Case Number: BC664486 Hearing Date: August 08, 2018 Dept: 2
The Motion for Summary Judgment by Defendant, Wal-Mart Stores, Inc., filed on 5/24/18, is GRANTED. Plaintiff has not met her burden of establishing with evidence that a triable issue of fact remains with respect to actual notice. Cal Code Civ. Procedure § 437c(p)(2).
Plaintiff’s opposition was served on 7/23/18, well before it was due to be filed and served on 7/25/18 (14 calendar days before the hearing). Defendant admits it received the Opposition the next business day on 7/24/18. Reply 5:21-23. Service of the opposition was not defective.
Plaintiff’s objections to evidence.
All objections are OVERRULED.
The undisputed facts establish that on 8/6/15, Plaintiff went to Defendant’s store and slipped and fell due to a dangerous condition left on the floor. Plaintiff testified that she saw a hairspray can on its side in a shopping cart immediately before the incident. UF 2-4.
Plaintiff testified she grabbed the can, felt a sticky, oily substance on her hand, and placed the can back into the cart. UF 7. She turned to grab the next available cart and subsequently fell. UF 8.
Premises liability is a form of negligence, which involves the duty of a premises owner to exercise ordinary care in the management of the premises to avoid exposing others to an unreasonable risk of harm. Brooks v. Eugene Burger Management Corp. (1989) 215 Cal.App.3d 1611, 1619
The affirmative duty to act for the protection of individuals coming upon the land “is grounded in the possession of the premises and the attendant right to control and manage the premises.” Preston v. Goldman, (1986) 42 Cal.3d 108, 118-119.

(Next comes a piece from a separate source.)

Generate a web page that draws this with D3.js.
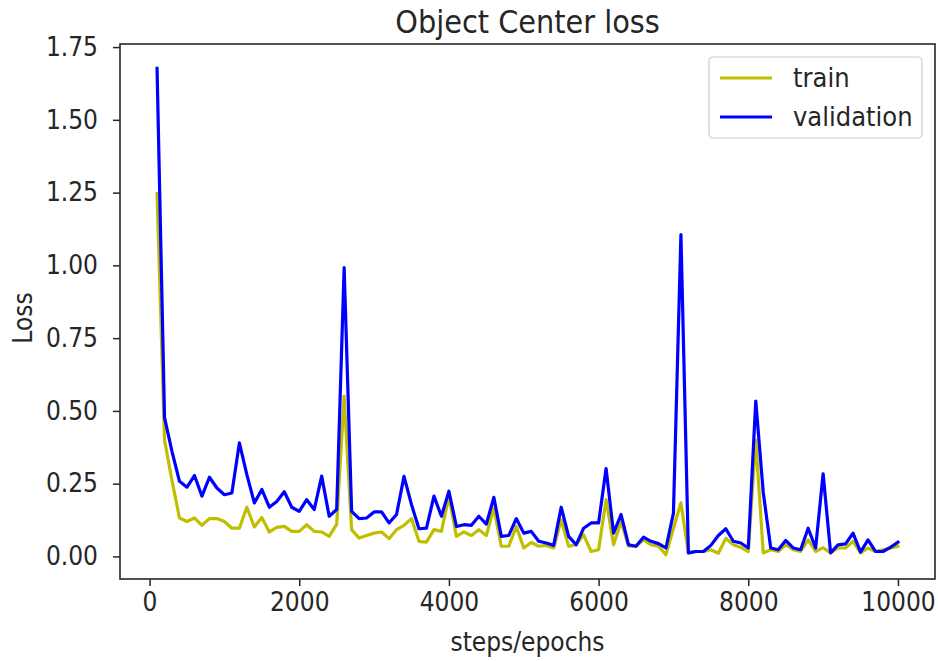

The Plaintiff must show that the landowner had actual or constructive notice of the dangerous condition, “or have been able by the exercise of ordinary care to discover the condition, which if known to him, he should realize as involving an unreasonable risk to invitees on his premises. His negligence in such cases is founded upon his failure to exercise ordinary care in remedying the defect after he has discovered it or as a man of ordinary prudence should have discovered it.” Oldenburg v. Sears, Roebuck & Co. (1957) 152 Cal. App. 2d 733, 743.
Establishing the owners’ actual or constructive notice of the dangerous condition is “key,” as the owners are not insurers of the Plaintiff’s personal safety. Ortega v. Kmart Corp. (2001) 26 Cal. 4th 1200, 1206.
Plaintiff has not met her burden of providing sufficient evidence to controvert the fact that a cloud of liquid dispersed into the air at 11:08:43 p.m. UF 18. At 11:13:06, Plaintiff walked towards and slipped directly over the area where the cloud of liquid dispersed. UF 18-20. There is no dispute that approximately four minutes and twenty-three seconds elapsed from the time the cloud of liquid dispersed into the air, creating the spill, to the time Plaintiff fell. UF 27.
Plaintiff does not address these facts directly but refers to other evidence Defendant does not have, including other witnesses. The absence of any other evidence does not controvert the surveillance video evidence referred to above.
Accordingly, there is no dispute that Defendant did not have actual or constructive notice of the dangerous condition in a sufficient time to remedy it.
Moving party is ordered to give notice.